The system gathers water from the high country creeks and stores it briefly in Ivanhoe Reservoir, which sits at 10,900 feet. It then sends the water through a 1.3 mile-long tunnel under the Continental Divide to Busk Creek and on into Turquoise Reservoir near Leadville.
From there, the water can either end up in the lower Arkansas River basin, or via pumps, end up in the South Platte River basin, where Aurora is located, just east of Denver.
The Pueblo Board of Water Works owns half of the Busk-Ivanhoe water rights, which have a primary 1928 decree date. In 1990, Pueblo received a decree to use its half of the water for municipal purposes, and that decision is not at issue in this case.

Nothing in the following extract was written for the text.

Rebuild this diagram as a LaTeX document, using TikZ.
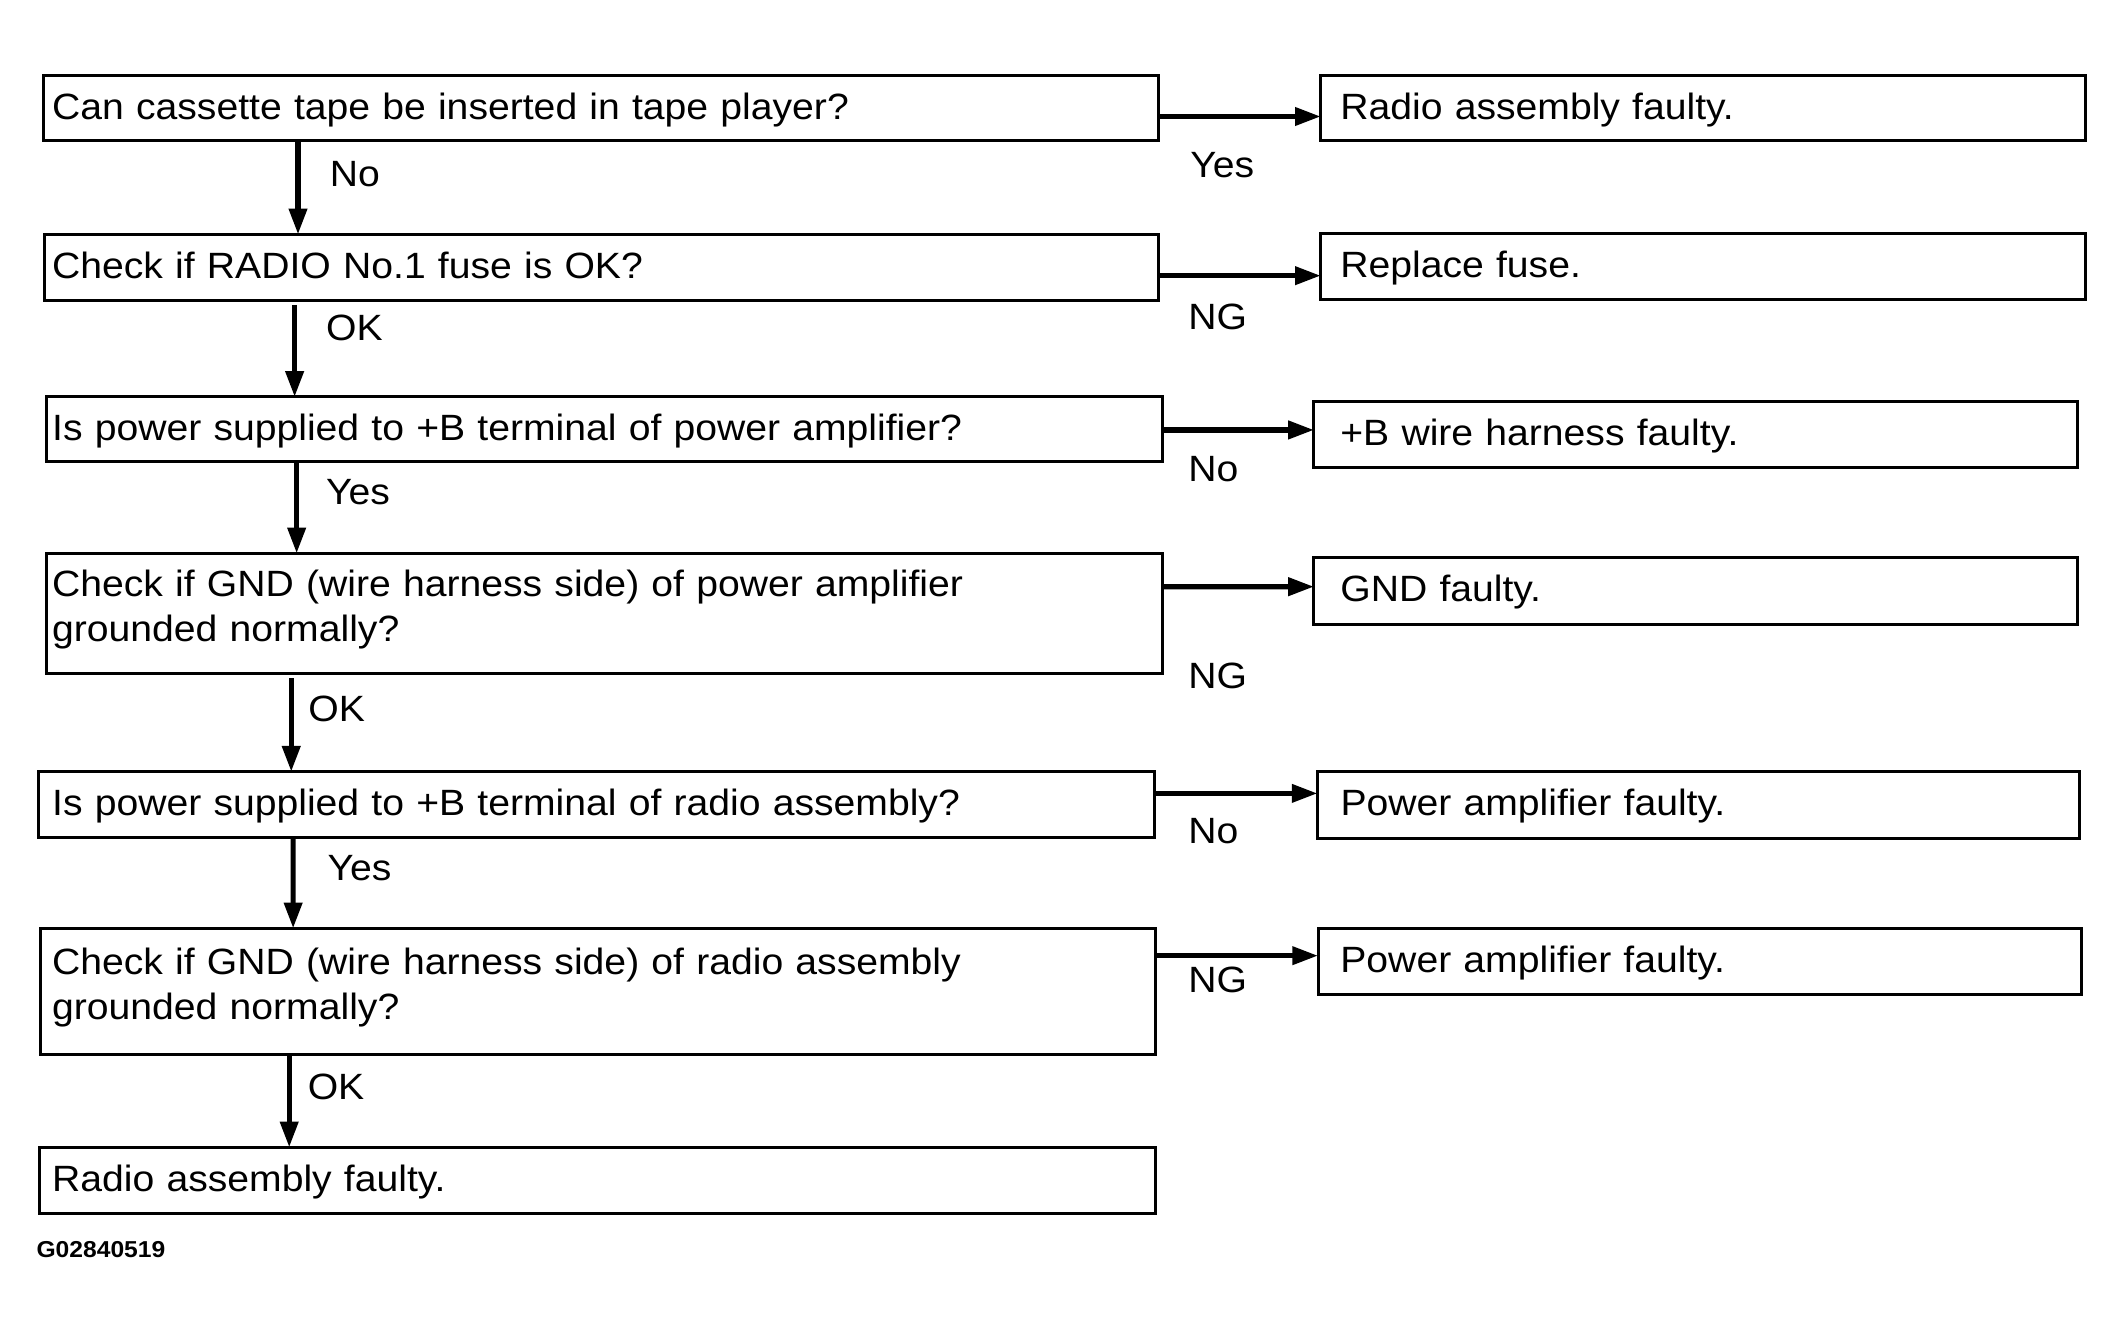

Aurora bought 95 percent of its half of the Busk-Ivanhoe water rights in 1986, and by 2001 had purchased 100 percent of the right, paying at least $11.25 million, according to testimony in the case.
INTO WATER COURT
Aurora came in from the cold in 2009 and applied in water court to change its half of the Busk-Ivanhoe water to municipal uses.
And it also applied for specific water storage rights, including in a new reservoir to be built on the flanks of Mount Elbert called Box Creek Reservoir.
After a five-day trial in Div. 2 Water Court in Pueblo in July 2013, which resulted in 1,075 pages of transcripts and 6,286 pages of exhibits, Schwartz ruled in May 2014 in Aurora’s favor.
West Slope entities filed appeals in October with the Colorado Supreme Court, which directly hears appeals from the state’s water courts.
Opening briefs in the case were filed by West Slope entities in December, and a round of “answer briefs” and “friend of the court” briefs were filed last week by various entities.
The West Slope entities now have until March 21 to file reply briefs in the case.
Once the case is set, oral arguments will be heard before the Supreme Court justices in Denver.